Remington 870 Express MIM Extractor Issue

Discussion in 'Technical Questions & Information' started by Snakedriver, Jun 2, 2009.

  1. Snakedriver

    Snakedriver Active Member

    Mar 4, 2009
    SW. Florida
    OK, so I have a tough question for all you Remington 870 gunsmiths and armorers. Several hours of research on the Internet last night failed to resolve the issue of the quality of the MIM extractor on the new 870 Express models that are being made these days. Are they inferior and subject to failing??? Should they be replaced? The Remington website was no help at all. Midway sells three different extractors for the 870 12 Ga.: The one noted as 870 Express, manufacturer’s model number F99046 for around $8.50 that I assume is MIM, the one noted as 870 Marine Magnum, manufacturer’s model number 97597 for around $10.50 that appears to be stainless steel or chromed steel and the one just noted as 870 manufacturer’s model number F16176 for around $13.50 that must be the forged steel version.

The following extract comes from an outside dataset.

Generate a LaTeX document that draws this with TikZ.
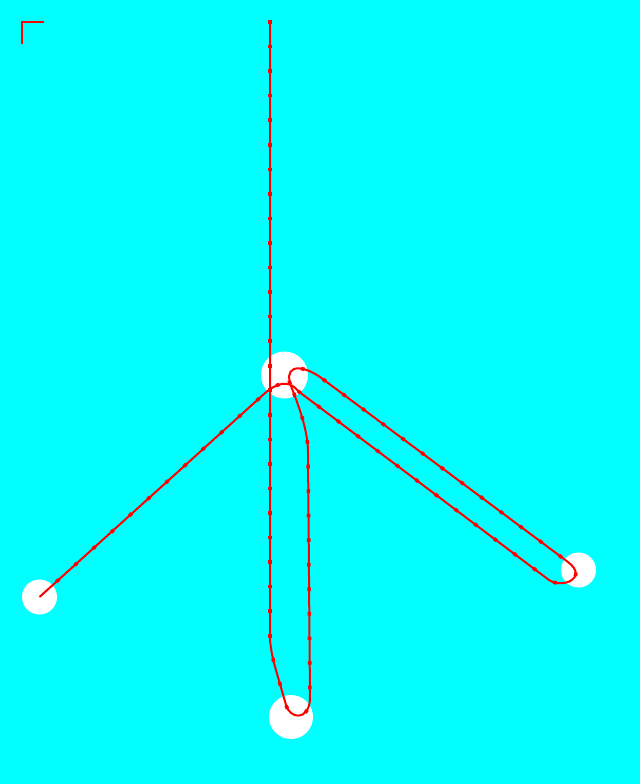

The problem with the Midway website doesn’t give any description of the material used and a web search of the manufacturer’s part number doesn’t reveal anything either.

    I have the Remington 870 7-shot Tactical model #25077 that seems to be somewhat of a hybrid, but I assume it’s a stealth Express with the MIM extractor. Just to be safe I ordered an extra 870 extractor, plunger and spring from Midway all described as for the 870 Marine Magnum for my parts kit. They all appear to either forged steel in chrome or s.s. and not MIM. Some sites on the Internet claim the Marine Magnum is just a nickel coated Express model with the same MIM parts as the regular Express version, but I don’t think so.

    What is your opinion of the Express MIM extractor issue? Is it being overblown or is it real? Should I change out the extractor that came in my gun now, or just hang on to it in my extra parts kit? Does anyone know the skinny on the Marine Magnum’s construction and what the parts (especially the extractor) are made of? :confused:
    Last edited: Jun 2, 2009
  2. RJay

    RJay Well-Known Member

    Feb 22, 2004
    Goodyear, Arizona
    There may be those who disagree ( which is why there are more than one flavor of ice cream ) but in my experience the durability of MIM parts is a non Issue.:)
    They are used in military firearms, critical aircraft applications, NASCAR, NASA, you name it. I personally have never seen any more failure of MIM parts than of forged parts.

  3. Snakedriver

    Snakedriver Active Member

    Mar 4, 2009
    SW. Florida
    That's good to hear! On the Internet last night I saw where someone else said something similar in that in his opinion the MIM parts were better and would wear better than the standard forged steel parts. Since Remington went to the MIM parts as a cost savings measure, I guess everyone just assumes that the more costly forged steel extractors are better. Thanks for your thoughtful response! I think I'll just keep the replacement parts I bought in my parts kit for now, it won't hurt to have a spare. The gun functions flawlessly so it's not like I have any real issues, I was just curious for someone's opinion. :)
    Last edited: Jun 3, 2009
  4. Mark

    Mark New Member

    Jul 1, 2006
    MIM is metal injection molding. Properly done, it produces a good part.

    The whole matter of MIM part failure are the issues of part design, porosity, and voids. Part design is simply a matter of having no sharp internal corners on the part. A sharp corner will invite cracking and part failure. For that matter, a forged part will crack at a sharp corner.

    Porosity and voids will cause a part to fail. These are inherent with any injection molding operation. These are caused by an improperly vented mold, or poor mold design which allows air to become trapped in the part. Where ever this air is trapped, the part is weaker.
    It has been said that if an MIM part doesn't break right away, it will last forever. This is not true. If a part has porosity or voids, it is only a matter of time before the part will work harden, become brittle, and break. A forged part will work harden also, but because this part is solid, it won't break. The molding defect rears it's ugly head.
    This is where MIM gets it's bad reputation.

    The key to making good MIM parts is checking parts for dimensional integrity, proper appearance, and weight. The weight of the part will tell you if the part is solid.

    Sooooo, what are the toolmaker, molder, heat treater, and quality control people doing? Are they working in concert? Does each understand their function? Are they backing each other up, or pointing fingers?

    Done properly, MIM produces a good part.